Campbell also led many analysts to believe it will turn to margin sapping discounts and price promotions to jump-start volume in ready-to-eat soup.

Ketchup maker Heinz said late last year it had started targeted promotions to drive consumption in certain markets, and it saw volume increase four percent in its third quarter in the United States.

But it also said earnings for the third quarter ended January 27 should be about 82 cents per share from continuing operations. Analysts, on average, have expected 71 cents per share, according to Thomson Reuters I/B/E/S.

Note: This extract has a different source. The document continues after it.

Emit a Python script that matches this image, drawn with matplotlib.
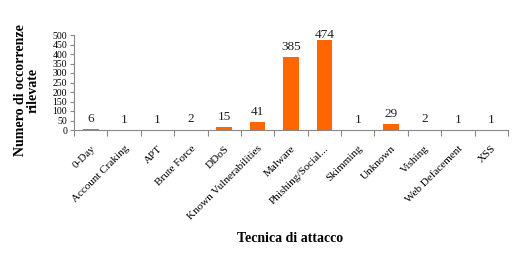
import matplotlib
matplotlib.use('Agg')
import matplotlib.pyplot as plt

# Dati
tecniche = ['0-Day', 'Account Craking', 'APT', 'Brute Force', 'DDoS',
            'Known Vulnerabilities', 'Malware', 'Phishing/Social...',
            'Skimming', 'Unknown', 'Vishing', 'Web Defacement', 'XSS']
occorrenze = [6, 1, 1, 2, 15, 41, 385, 474, 1, 29, 2, 1, 1]
y_ticks = list(range(0, 501, 50))

plt.rcParams['font.family'] = ['Liberation Serif', 'DejaVu Serif']

fig = plt.figure(figsize=(5.16, 2.62), dpi=100)
ax = fig.add_axes([74 / 516, 1 - 130 / 262, 434 / 516, 95 / 262])

x = list(range(len(tecniche)))
ax.bar(x, occorrenze, width=0.47, color='#FF6600', zorder=2)
for xi, v in zip(x, occorrenze):
    # le etichette non escono dall'area del grafico
    ax.text(xi, min(v + 22, 470), str(v), ha='center', va='bottom',
            fontsize=9.5, color='#222222', clip_on=False)

ax.set_xlim(-0.5, len(tecniche) - 0.5)
ax.set_ylim(0, 500)
ax.set_yticks(y_ticks)
ax.tick_params(axis='y', labelsize=7, length=3, color='#888888', pad=2)
ax.set_xticks([i - 0.5 for i in range(len(tecniche) + 1)], minor=False)
ax.set_xticklabels([])
ax.set_xticks(x, minor=True)
ax.set_xticklabels(tecniche, minor=True, rotation=45, ha='right',
                   rotation_mode='anchor', fontsize=8)
ax.tick_params(axis='x', which='major', length=4, color='#888888')
ax.tick_params(axis='x', which='minor', length=0, pad=10)

for s in ['top', 'right']:
    ax.spines[s].set_visible(False)
for s in ['left', 'bottom']:
    ax.spines[s].set_color('#888888')
    ax.spines[s].set_linewidth(0.8)

fig.text(27 / 516, 1 - 90 / 262, 'Numero di occorrenze\nrilevate',
         rotation=90, ha='center', va='center', fontsize=10,
         fontweight='bold', linespacing=0.95)
fig.text(290 / 516, 1 - 238 / 262, 'Tecnica di attacco', ha='center',
         va='center', fontsize=10, fontweight='bold')

fig.savefig('out.png', dpi=100)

We had initially feared that the (promotional) investment may buffet margins, but third-quarter results now alleviate these fears, J.P. Morgan analyst Terry Bivens said in a research note.

Volume, a measure of food shipped to retailers, also rose 9 percent in the United Kingdom, Heinz said.

Many packaged foods companies have benefited as consumers try to save money by eating at home more often. But shoppers are more selective about what they spend money on and ready-to-eat soup has not been enough of an attraction, even during a particularly cold U.S. winter.

Shoppers have become increasingly price-sensitive, Campbell CEO Douglas Conant said in a presentation to the Consumer Analyst Group of New York.

Manufacturers are finding it more necessary to balance between providing discounts and other deals to attract consumers without desperately cutting into margins.

They have had some room to maneuver in higher marketing due to falling commodity prices and cost-cutting efforts. But with costs for some commodities expected to rise this year, those discounts may be harder to pull off.

With a mature U.S. market, companies are looking more and more to emerging markets in Asia, Latin America and eastern Europe to find new areas to increase sales.

Heinz has been active in emerging markets like China and Russia for years and has made growth in that arena a priority as incomes rise and consumers buy more packaged goods.

Emerging markets represent a target-rich base of consumers who are likely to spend more and more of their income on branded packaged foods as they prosper, Heinz CEO William Johnson said.

The company is on track to have at least 20 percent of its total sales in emerging markets by 2013, Heinz said. It is also planning to launch Heinz infant formula in Russia and China, Johnson said.

Campbell, meanwhile, has only recently begun selling soup in China and Russia and expects investment in those regions to cut into earnings for the next three years.

Campbell expects sales to rise only 2.5 percent to 3.5 percent in 2010, down from a prior forecast of 4 percent to 5 percent. The average Wall Street growth forecast was 3.8 percent, according to Thomson Reuters I/B/E/S.

But it backed its 2010 net earnings per share growth outlook of 9 percent to 11 percent from fiscal 2009 adjusted earnings of $2.21. The average Reuters earnings growth estimate was about 11 percent.

Heinz raised its full-year profit forecast to $2.82 to $2.85 a share from its previous forecast of $2.72 to $2.82. Analysts on average forecast $2.82, according to Thomson Reuters I/B/E/S.

Shares in Campbell closed 3 cents higher at $33.62 on Wednesday. Heinz gained 1 percent to $45.02 and rose an additional 1 percent after-hours.